I’m not a kick ass surfer. In fact, on this trip out to Hawaii I couldn’t seem to stand on a wave. I spent all my time in the water fighting white water.
I did everything I knew how–looked for a channel, waited for a calm between sets, sat back on my board, you name it. But the big waves, the relentless sets, and the endless white churny water grabbed my board and me and tossed us both around.
I haven’t really tried to surf in a long time. For one, I had a year long shoulder injury that has (finally!) healed. And for another, working on getting pregnant meant lots and lots of drugs and lots and lots of gentle activity resulting in a rounder, less fit Jane.
The problem with a less fit Jane is that my mind seems to have gone soft, too.

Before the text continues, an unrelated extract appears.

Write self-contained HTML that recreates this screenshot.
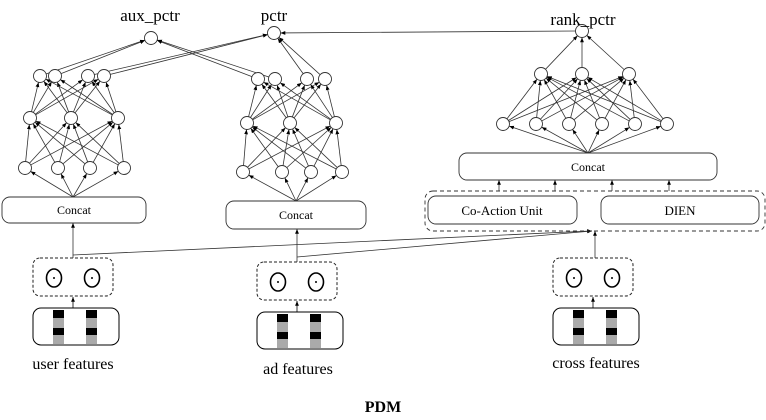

In Waikiki I took a look at those big waves arching high in front of me, and I just wanted to run. Or paddle. Away, far away. Instead I kept getting stuck in the impact zone and spent whatever time I had on the outside, underneath, board flipping, flying, yanking my leg, dragging me down.
This was not the easiest week in Hawaii and the white water and my inability to catch any waves seem to be a pretty good metaphor for what’s happening personally, physically, professionally. Just when I thought I couldn’t feel more beaten, I got a call this morning from New York and apparently I’ve ‘done it’ again. Stepped on more toes. Failed to properly communicate. Upset folks in the Timbuktu department. And not being fit, mentally tough Jane, I just started crying. “I’ve done my best,” I said. “I’ve given you everything. I don’t know how to be less, or do anything different.”
By the time I hung up, it was time to go to the airport and I felt like I’d been smashed by yet another big set of Hawaii waves.
Out in the ocean, when it’s big, Surfer Ty tells me to paddle my hardest. Charge it, he tells me, don’t give up.
Damn. He makes it sound–and look–easy. Of course he can paddle through huge waves. He has mile wide shoulders and seize-the-balls confidence. I don’t. No, I just have heart. A lot of heart. But I’m learning there are times when heart isn’t enough.
Maybe it’s good I’m going home. I’ll stop paddling for awhile. Stop trying so hard. Maybe just being quiet little writer girl is what I need now.